start
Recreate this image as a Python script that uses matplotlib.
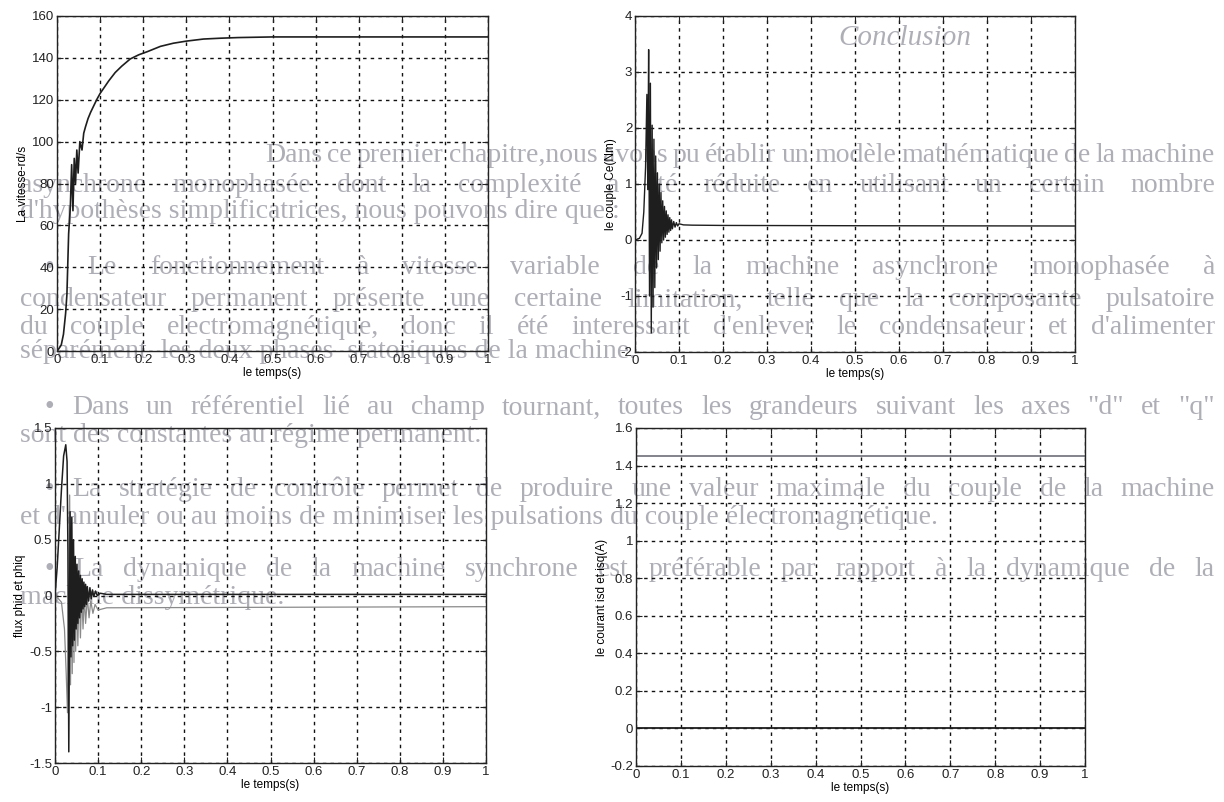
import numpy as np
import matplotlib
matplotlib.use("Agg")
import matplotlib.pyplot as plt

## data
speed_t = [0, 0.004, 0.010, 0.015, 0.020, 0.023, 0.027, 0.031, 0.034, 0.037,
           0.040, 0.043, 0.046, 0.049, 0.053, 0.058, 0.062, 0.066, 0.072, 0.078,
           0.085, 0.092, 0.10, 0.11, 0.12, 0.135, 0.15, 0.17, 0.19, 0.21,
           0.24, 0.27, 0.30, 0.34, 0.38, 0.42, 0.5, 0.6, 1.0]
speed = [0, 1, 3, 8, 18, 27, 56, 69, 89, 67,
         92, 80, 96, 85, 100, 96, 104, 107, 111, 114,
         117, 120, 123, 126, 129, 133, 136, 139.5, 141.5, 143,
         145.5, 147, 148, 149, 149.4, 149.7, 150, 150, 150]

torque_t = [0, 0.010, 0.016, 0.020, 0.024, 0.027, 0.029, 0.031, 0.033, 0.035,
            0.037, 0.039, 0.041, 0.043, 0.045, 0.047, 0.049, 0.051, 0.053, 0.055,
            0.057, 0.059, 0.061, 0.063, 0.065, 0.067, 0.069, 0.071, 0.073, 0.075,
            0.077, 0.079, 0.081, 0.083, 0.085, 0.088, 0.091, 0.094, 0.097, 0.10,
            0.11, 0.13, 0.2, 0.5, 1.0]
torque = [0, 0.03, 0.12, 0.5, 1.3, 2.6, 0.9, 3.4, -1.0, 2.8,
          -1.66, 2.05, -1.2, 1.8, -0.85, 1.5, -0.5, 1.2, -0.35, 1.0,
          -0.2, 0.85, -0.05, 0.7, 0.0, 0.6, 0.05, 0.52, 0.1, 0.45,
          0.14, 0.4, 0.17, 0.36, 0.2, 0.33, 0.23, 0.31, 0.25, 0.29,
          0.27, 0.265, 0.26, 0.255, 0.25]

phid_t = [0, 0.005, 0.010, 0.015, 0.020, 0.025, 0.028, 0.030, 0.032, 0.035,
          0.037, 0.039, 0.041, 0.043, 0.045, 0.047, 0.049, 0.051, 0.053, 0.055,
          0.057, 0.059, 0.061, 0.063, 0.065, 0.067, 0.069, 0.071, 0.073, 0.075,
          0.078, 0.081, 0.084, 0.087, 0.090, 0.094, 0.098, 0.105, 0.12, 1.0]
phid = [0, 0.25, 0.6, 0.95, 1.25, 1.35, 1.2, 0.4, -1.4, 0.75,
        -0.55, 0.7, -0.45, 0.5, -0.4, 0.35, -0.3, 0.28, -0.25, 0.22,
        -0.2, 0.18, -0.15, 0.15, -0.12, 0.12, -0.1, 0.1, -0.08, 0.08,
        -0.05, 0.07, -0.03, 0.05, -0.01, 0.04, 0.0, 0.02, 0.01, 0.01]

phiq_t = [0, 0.008, 0.015, 0.022, 0.026, 0.029, 0.031, 0.034, 0.036, 0.038,
          0.040, 0.042, 0.044, 0.046, 0.048, 0.050, 0.053, 0.056, 0.059, 0.062,
          0.065, 0.068, 0.071, 0.075, 0.079, 0.083, 0.088, 0.093, 0.10, 0.12,
          1.0]
phiq = [0, -0.03, -0.06, -0.3, -0.7, -1.05, -0.4, 0.9, -0.8, 0.6,
        -0.7, 0.45, -0.6, 0.3, -0.5, 0.2, -0.45, 0.12, -0.38, 0.05,
        -0.3, 0.0, -0.25, -0.02, -0.2, -0.05, -0.16, -0.08, -0.13, -0.11,
        -0.1]

cur_t = [0, 0, 1]
isd = [0, 1.45, 1.45]
isq = [0, 0, 0]

xticks = [0, 0.1, 0.2, 0.3, 0.4, 0.5, 0.6, 0.7, 0.8, 0.9, 1]
xtick_labels = ["0", "0.1", "0.2", "0.3", "0.4", "0.5", "0.6", "0.7", "0.8", "0.9", "1"]
speed_ticks = [0, 20, 40, 60, 80, 100, 120, 140, 160]
torque_ticks = [-2, -1, 0, 1, 2, 3, 4]
flux_ticks = [-1.5, -1, -0.5, 0, 0.5, 1, 1.5]
flux_labels = ["-1.5", "-1", "-0.5", "0", "0.5", "1", "1.5"]
cur_ticks = [-0.2, 0, 0.2, 0.4, 0.6, 0.8, 1, 1.2, 1.4, 1.6]
cur_labels = ["-0.2", "0", "0.2", "0.4", "0.6", "0.8", "1", "1.2", "1.4", "1.6"]

# bleed-through text of the scanned page: (text, x_left, x_right or None, y) in pixels
page_lines = [
    ("Dans ce premier chapitre,nous avons pu établir un modèle mathématique de la machine", 265, 1215, 155),
    ("asynchrone monophasée dont la complexité a été réduite en utilisant un certain nombre", 20, 1215, 185),
    ("d'hypothèses simplificatrices, nous pouvons dire que :", 20, None, 212),
    ("•  Le fonctionnement à vitesse variable de la machine asynchrone monophasée à", 45, 1215, 268),
    ("condensateur permanent  présente une certaine limitation, telle que la composante pulsatoire", 20, 1215, 300),
    ("du couple electromagnétique, donc il été interessant d'enlever le condensateur et d'alimenter", 20, 1215, 327),
    ("séparément  les deux phases  statoriques de la machine.", 20, None, 352),
    ("•  Dans un référentiel lié au champ tournant, toutes les grandeurs suivant les axes \"d\" et \"q\"", 45, 1215, 408),
    ("sont des constantes au régime permanent.", 20, None, 435),
    ("•  La stratégie de contrôle permet de produire une valeur maximale du couple de la machine", 45, 1215, 490),
    ("et d'annuler ou au moins de minimiser les pulsations du couple électromagnétique.", 20, None, 517),
    ("•  La dynamique de la machine synchrone est préférable par rapport à la dynamique de la", 45, 1215, 570),
    ("machine dissymétrique.", 20, None, 598),
]

W, H = 1224, 802
fig = plt.figure(figsize=(W / 100, H / 100), dpi=100)
fig.patch.set_facecolor("white")
page_col = "#aeaeb7"
page_size = 20

renderer = fig.canvas.get_renderer()
for line, x0, x1, y in page_lines:
    yf = 1 - y / H
    if x1 is None:
        fig.text(x0 / W, yf, line, family="Liberation Serif", fontsize=page_size,
                 color=page_col, va="center", ha="left", zorder=-5)
        continue
    words = line.split()
    objs = [fig.text(0, yf, w, family="Liberation Serif", fontsize=page_size,
                     color=page_col, va="center", ha="left", zorder=-5) for w in words]
    widths = [o.get_window_extent(renderer).width for o in objs]
    gap = (x1 - x0 - sum(widths)) / (len(words) - 1)
    x = x0
    for o, w in zip(objs, widths):
        o.set_x(x / W)
        x += w + gap

fig.text(838 / W, 1 - 38 / H, "Conclusion", family="Liberation Serif", style="italic",
         fontsize=21, color=page_col, va="center", ha="left", zorder=-5)

# axes boxes in pixels: left, top, right, bottom
boxes = [(57, 16, 488, 351), (635, 16, 1075, 352), (55, 428, 486, 763), (636, 428, 1085, 766)]
axs = []
for l, t, r, b in boxes:
    ax = fig.add_axes([l / W, 1 - b / H, (r - l) / W, (b - t) / H])
    ax.set_facecolor("none")
    axs.append(ax)

ax1, ax2, ax3, ax4 = axs
ax1.plot(speed_t, speed, color="#1e1e1e", lw=1.2)
ax2.plot(torque_t, torque, color="#1e1e1e", lw=1.0)
ax3.plot(phiq_t, phiq, color="#8a8a8a", lw=0.9)
ax3.plot(phid_t, phid, color="#1e1e1e", lw=1.1)
ax4.plot(cur_t, isd, color="#7a7a84", lw=1.3)
ax4.plot(cur_t, isq, color="#1e1e1e", lw=1.3)

setups = [
    (ax1, speed_ticks, [str(v) for v in speed_ticks], (0, 160), "La vitesse-rd/s"),
    (ax2, torque_ticks, [str(v) for v in torque_ticks], (-2, 4), "le couple Ce(Nm)"),
    (ax3, flux_ticks, flux_labels, (-1.5, 1.5), "flux phid et phiq"),
    (ax4, cur_ticks, cur_labels, (-0.2, 1.6), "le courant isd et isq(A)"),
]
for ax, yt, yl, ylim, lab in setups:
    ax.set_xlim(0, 1)
    ax.set_ylim(*ylim)
    ax.set_xticks(xticks)
    ax.set_xticklabels(xtick_labels, family="Liberation Sans", fontsize=9.5)
    ax.set_yticks(yt)
    ax.set_yticklabels(yl, family="Liberation Sans", fontsize=9.5)
    ax.tick_params(direction="in", top=True, right=True, length=4, width=0.8, pad=2, colors="#222222")
    ax.grid(True, color="#111111", linestyle=(0, (2.5, 3)), linewidth=1.0)
    for s in ax.spines.values():
        s.set_linewidth(1.0)
        s.set_color("#222222")
    ax.set_xlabel("le temps(s)", family="Liberation Sans", fontsize=8.5, labelpad=1)
    ax.set_ylabel(lab, family="Liberation Sans", fontsize=8.5, labelpad=2)

fig.savefig("out.png", dpi=100)
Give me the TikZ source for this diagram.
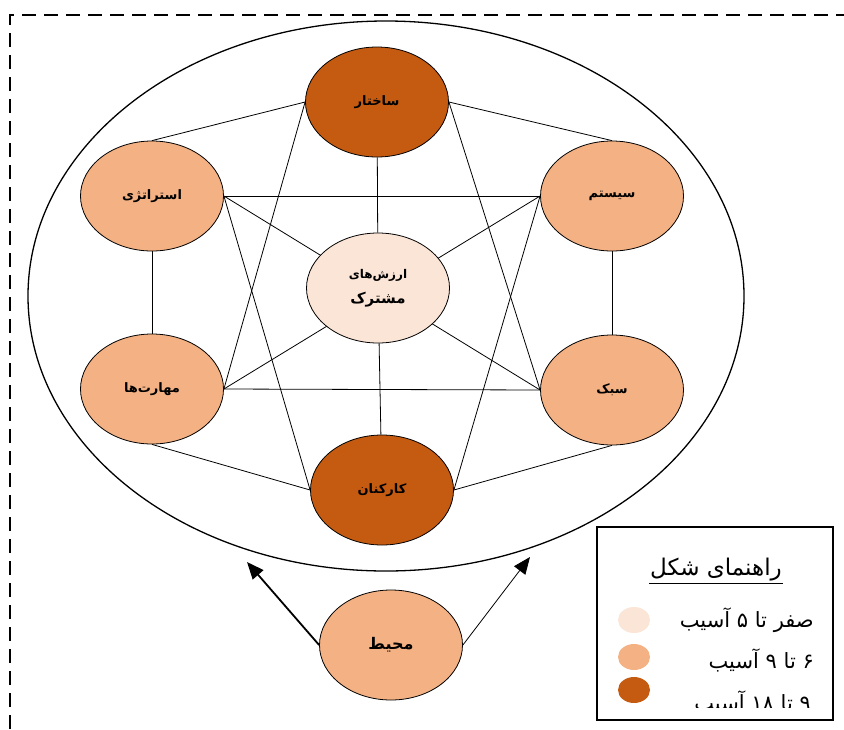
end
Restate exactly, please, only the lines between the start of the data and the line containing "145.5, 147, 148, 149, 149.4, 149.7, 150, 150, 150]", both ends included, skipping the pictures.

» REPLY TO THE EXERCISE:
Recreate this image as a Python script that uses matplotlib.
import numpy as np
import matplotlib
matplotlib.use("Agg")
import matplotlib.pyplot as plt

## data
speed_t = [0, 0.004, 0.010, 0.015, 0.020, 0.023, 0.027, 0.031, 0.034, 0.037,
           0.040, 0.043, 0.046, 0.049, 0.053, 0.058, 0.062, 0.066, 0.072, 0.078,
           0.085, 0.092, 0.10, 0.11, 0.12, 0.135, 0.15, 0.17, 0.19, 0.21,
           0.24, 0.27, 0.30, 0.34, 0.38, 0.42, 0.5, 0.6, 1.0]
speed = [0, 1, 3, 8, 18, 27, 56, 69, 89, 67,
         92, 80, 96, 85, 100, 96, 104, 107, 111, 114,
         117, 120, 123, 126, 129, 133, 136, 139.5, 141.5, 143,
         145.5, 147, 148, 149, 149.4, 149.7, 150, 150, 150]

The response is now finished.